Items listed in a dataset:
* start *
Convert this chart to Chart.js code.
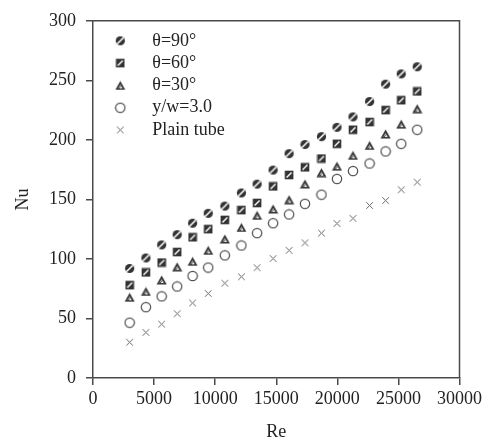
<!DOCTYPE html>
<html>
<head>
<meta charset="utf-8">
<script src="https://cdn.jsdelivr.net/npm/chart.js@4/dist/chart.umd.min.js"></script>
<style>
html,body{margin:0;padding:0;background:#fff;}
#wrap{width:485px;height:444px;}
</style>
</head>
<body>
<div id="wrap"><canvas id="c" width="485" height="444"></canvas></div>
<script>
// ---- data ----
const reValues = [3000, 4330, 5620, 6890, 8150, 9430, 10790, 12150, 13430, 14740, 16050, 17350, 18700, 19970, 21280, 22640, 23950, 25230, 26540];
const nuTheta90 = [92, 100.8, 111.8, 120.4, 130, 138.3, 144.4, 155.4, 162.8, 174.6, 188.4, 196.1, 202.7, 210.5, 219.3, 232.2, 246.8, 255.4, 261.4];
const nuTheta60 = [78, 88.7, 97, 105.8, 118.2, 125, 132.8, 141, 147, 160.9, 170.5, 176.9, 184.3, 196.7, 208.5, 215, 225, 233.3, 240.7];
const nuTheta30 = [67.8, 72.7, 82.4, 93.4, 98, 107.2, 116.8, 126.4, 136.6, 142, 149.8, 163, 172.5, 177.9, 187, 195.3, 205, 213.2, 226.2];
const nuYW30 = [46.5, 59.5, 68.6, 76.9, 85.7, 92.8, 103, 111.3, 121.7, 130, 137.4, 146.3, 154, 167.2, 173.8, 180.2, 190.3, 196.7, 208.5];
const nuPlain = [30, 38.3, 45.2, 54, 63, 71, 79.6, 85, 92.6, 100.3, 107.2, 113.5, 121.7, 129.8, 134.1, 144.9, 149, 158.1, 164.5];
const seriesLabels = ['θ=90°', 'θ=60°', 'θ=30°', 'y/w=3.0', 'Plain tube'];
const xTicks = [0, 5000, 10000, 15000, 20000, 25000, 30000];
const yTicks = [0, 50, 100, 150, 200, 250, 300];

// ---- marker images ----
function mk(w, h, fn){ const c=document.createElement('canvas'); c.width=w; c.height=h; fn(c.getContext('2d')); return c; }
const DARK = '#333';
const mHatchCircle = mk(11,11,ctx=>{
  ctx.beginPath(); ctx.arc(5.5,5.5,4.6,0,Math.PI*2); ctx.fillStyle=DARK; ctx.fill();
  ctx.save(); ctx.clip();
  ctx.strokeStyle='#fff'; ctx.lineWidth=1.6; ctx.beginPath(); ctx.moveTo(2.2,8.8); ctx.lineTo(8.8,2.2); ctx.stroke();
  ctx.restore();
});
const mHatchSquare = mk(10,10,ctx=>{
  ctx.fillStyle=DARK; ctx.fillRect(0.7,0.7,8.6,8.6);
  ctx.strokeStyle='#fff'; ctx.lineWidth=1.5; ctx.beginPath(); ctx.moveTo(2.5,7.5); ctx.lineTo(7.5,2.5); ctx.stroke();
});
const mHatchTri = mk(11,10,ctx=>{
  ctx.beginPath(); ctx.moveTo(5.5,0.5); ctx.lineTo(10.5,9.5); ctx.lineTo(0.5,9.5); ctx.closePath();
  ctx.fillStyle=DARK; ctx.fill();
  ctx.beginPath(); ctx.moveTo(5.5,4.2); ctx.lineTo(7.6,7.9); ctx.lineTo(3.4,7.9); ctx.closePath();
  ctx.fillStyle='#fff'; ctx.fill();
  ctx.strokeStyle=DARK; ctx.lineWidth=0.9; ctx.beginPath(); ctx.moveTo(3.8,8.2); ctx.lineTo(6.6,5); ctx.stroke();
});
const mOpenCircle = mk(12,12,ctx=>{
  ctx.beginPath(); ctx.arc(6,6,4.7,0,Math.PI*2); ctx.strokeStyle='#505050'; ctx.lineWidth=1.2; ctx.stroke();
});
const mCross = mk(9,9,ctx=>{
  ctx.strokeStyle='#666'; ctx.lineWidth=1; ctx.beginPath();
  ctx.moveTo(1.2,1.2); ctx.lineTo(7.8,7.8); ctx.moveTo(7.8,1.2); ctx.lineTo(1.2,7.8); ctx.stroke();
});
const markers = [mHatchCircle, mHatchSquare, mHatchTri, mOpenCircle, mCross];
const seriesValues = [nuTheta90, nuTheta60, nuTheta30, nuYW30, nuPlain];

const FONT = 'Liberation Serif';
const TXT = '#222';
const AX = '#4a4a4a';

const framePlugin = {
  id: 'frame',
  afterLayout(chart){
    const lg = chart.legend, a = chart.chartArea;
    if (lg) { lg.left = a.left; lg.right = a.right; lg.top = 27.5; lg.bottom = 27.5 + lg.height; }
  },
  beforeDatasetsDraw(chart){
    const {ctx, chartArea:a} = chart;
    ctx.save(); ctx.strokeStyle = AX; ctx.lineWidth = 1.5;
    ctx.beginPath(); ctx.moveTo(a.left, a.top); ctx.lineTo(a.right, a.top); ctx.lineTo(a.right, a.bottom); ctx.stroke();
    ctx.restore();
  }
};

new Chart(document.getElementById('c'), {
  type: 'scatter',
  data: {
    datasets: seriesLabels.map((lab, i) => ({
      label: lab,
      data: reValues.map((x, j) => ({x, y: seriesValues[i][j]})),
      pointStyle: markers[i],
      pointRadius: 5,
      showLine: false
    }))
  },
  options: {
    responsive: false,
    animation: false,
    events: [],
    layout: { padding: { left: 0, top: 15, right: 25, bottom: 0 } },
    plugins: {
      tooltip: { enabled: false },
      legend: {
        position: 'chartArea',
        align: 'start',
        labels: {
          usePointStyle: true,
          pointStyleWidth: 46,
          boxHeight: 10,
          padding: 4.3,
          color: TXT,
          font: { family: FONT, size: 18 }
        }
      }
    },
    scales: {
      x: {
        type: 'linear', min: 0, max: 30000,
        afterBuildTicks: s => { s.ticks = xTicks.map(v => ({value: v})); },
        afterFit: s => { s.height = 66; },
        border: { display: true, color: AX, width: 1.5 },
        grid: { drawOnChartArea: false, drawTicks: true, tickLength: 7, color: AX, lineWidth: 1.5 },
        ticks: { color: TXT, font: { family: FONT, size: 18 }, padding: 3, maxRotation: 0, callback: v => String(v) },
        title: { display: true, text: 'Re', color: TXT, font: { family: FONT, size: 18 }, padding: { top: 0, bottom: 1 } }
      },
      y: {
        type: 'linear', min: 0, max: 300,
        afterBuildTicks: s => { s.ticks = yTicks.map(v => ({value: v})); },
        afterFit: s => { s.width = 93; },
        border: { display: true, color: AX, width: 1.5 },
        grid: { drawOnChartArea: false, drawTicks: true, tickLength: 7, color: AX, lineWidth: 1.5 },
        ticks: { color: TXT, font: { family: FONT, size: 18 }, padding: 10, callback: v => String(v) },
        title: { display: true, text: 'Nu', color: TXT, font: { family: FONT, size: 18 }, padding: { top: 12, bottom: 0 } }
      }
    }
  },
  plugins: [framePlugin]
});
</script>
</body>
</html>
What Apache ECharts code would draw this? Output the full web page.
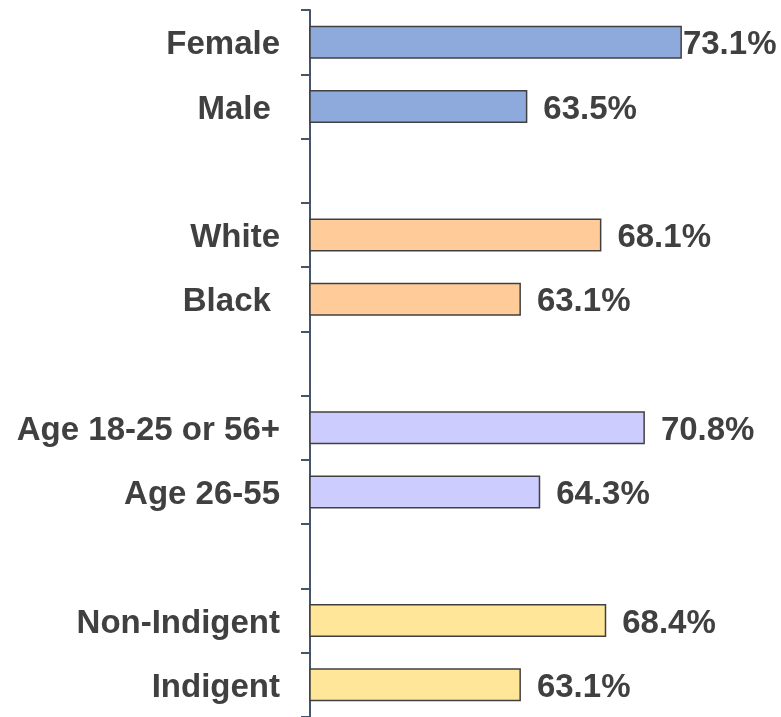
<!DOCTYPE html>
<html>
<head>
<meta charset="utf-8">
<script src="https://cdn.jsdelivr.net/npm/echarts@6/dist/echarts.min.js"></script>
<style>
html,body{margin:0;padding:0;background:#fff;}
#chart{width:781px;height:717px;}
</style>
</head>
<body>
<div id="chart"></div>
<script>
var categories = ['Female', 'Male ', '', 'White', 'Black ', ' ', 'Age 18-25 or 56+', 'Age 26-55', '  ', 'Non-Indigent', 'Indigent'];
var values = [73.1, 63.5, null, 68.1, 63.1, null, 70.8, 64.3, null, 68.4, 63.1];
var groupOf = [0, 0, null, 1, 1, null, 2, 2, null, 3, 3];
var groupColors = ['#8eaadc', '#ffcc99', '#ccccff', '#ffe699'];

var chart = echarts.init(document.getElementById('chart'));
var seriesData = values.map(function (v, i) {
  if (v === null) return '-';
  var item = { value: v, itemStyle: { color: groupColors[groupOf[i]] } };
  if (i === 0) item.label = { distance: 1 };
  return item;
});
var font = 'Liberation Sans, Arial, sans-serif';

chart.setOption({
  animation: false,
  backgroundColor: '#ffffff',
  grid: { left: 310, top: 10, width: 402.5, height: 712, containLabel: false },
  xAxis: {
    type: 'value', min: 50, max: 75,
    show: false,
    splitLine: { show: false }
  },
  yAxis: {
    type: 'category',
    inverse: true,
    data: categories,
    boundaryGap: true,
    axisLine: { show: true, lineStyle: { color: '#44546a', width: 2 } },
    axisTick: { show: true, length: 9, lineStyle: { color: '#44546a', width: 2 } },
    axisLabel: {
      margin: 30,
      interval: 0,
      formatter: function (v) { return '{a|' + v + '}'; },
      rich: {
        a: {
          color: '#404040',
          fontSize: 33,
          fontWeight: 'bold',
          fontFamily: font,
          padding: [6, 0, 0, 0]
        }
      }
    }
  },
  series: [{
    type: 'bar',
    data: seriesData,
    barWidth: 33,
    itemStyle: { borderColor: '#404040', borderWidth: 1.5 },
    label: {
      show: true,
      position: 'right',
      distance: 16,
      offset: [0, 3],
      formatter: function (p) { return p.value + '%'; },
      color: '#404040',
      fontSize: 33,
      fontWeight: 'bold',
      fontFamily: font
    }
  }]
});
</script>
</body>
</html>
* end *
◆ **Task description**:
Output exactly the span of lines from the top of the listing through the line holding "const yTicks = [0, 50, 100, 150, 200, 250, 300];", and leave every picture out.

◆ **Expected output**:
Convert this chart to Chart.js code.
<!DOCTYPE html>
<html>
<head>
<meta charset="utf-8">
<script src="https://cdn.jsdelivr.net/npm/chart.js@4/dist/chart.umd.min.js"></script>
<style>
html,body{margin:0;padding:0;background:#fff;}
#wrap{width:485px;height:444px;}
</style>
</head>
<body>
<div id="wrap"><canvas id="c" width="485" height="444"></canvas></div>
<script>
// ---- data ----
const reValues = [3000, 4330, 5620, 6890, 8150, 9430, 10790, 12150, 13430, 14740, 16050, 17350, 18700, 19970, 21280, 22640, 23950, 25230, 26540];
const nuTheta90 = [92, 100.8, 111.8, 120.4, 130, 138.3, 144.4, 155.4, 162.8, 174.6, 188.4, 196.1, 202.7, 210.5, 219.3, 232.2, 246.8, 255.4, 261.4];
const nuTheta60 = [78, 88.7, 97, 105.8, 118.2, 125, 132.8, 141, 147, 160.9, 170.5, 176.9, 184.3, 196.7, 208.5, 215, 225, 233.3, 240.7];
const nuTheta30 = [67.8, 72.7, 82.4, 93.4, 98, 107.2, 116.8, 126.4, 136.6, 142, 149.8, 163, 172.5, 177.9, 187, 195.3, 205, 213.2, 226.2];
const nuYW30 = [46.5, 59.5, 68.6, 76.9, 85.7, 92.8, 103, 111.3, 121.7, 130, 137.4, 146.3, 154, 167.2, 173.8, 180.2, 190.3, 196.7, 208.5];
const nuPlain = [30, 38.3, 45.2, 54, 63, 71, 79.6, 85, 92.6, 100.3, 107.2, 113.5, 121.7, 129.8, 134.1, 144.9, 149, 158.1, 164.5];
const seriesLabels = ['θ=90°', 'θ=60°', 'θ=30°', 'y/w=3.0', 'Plain tube'];
const xTicks = [0, 5000, 10000, 15000, 20000, 25000, 30000];
const yTicks = [0, 50, 100, 150, 200, 250, 300];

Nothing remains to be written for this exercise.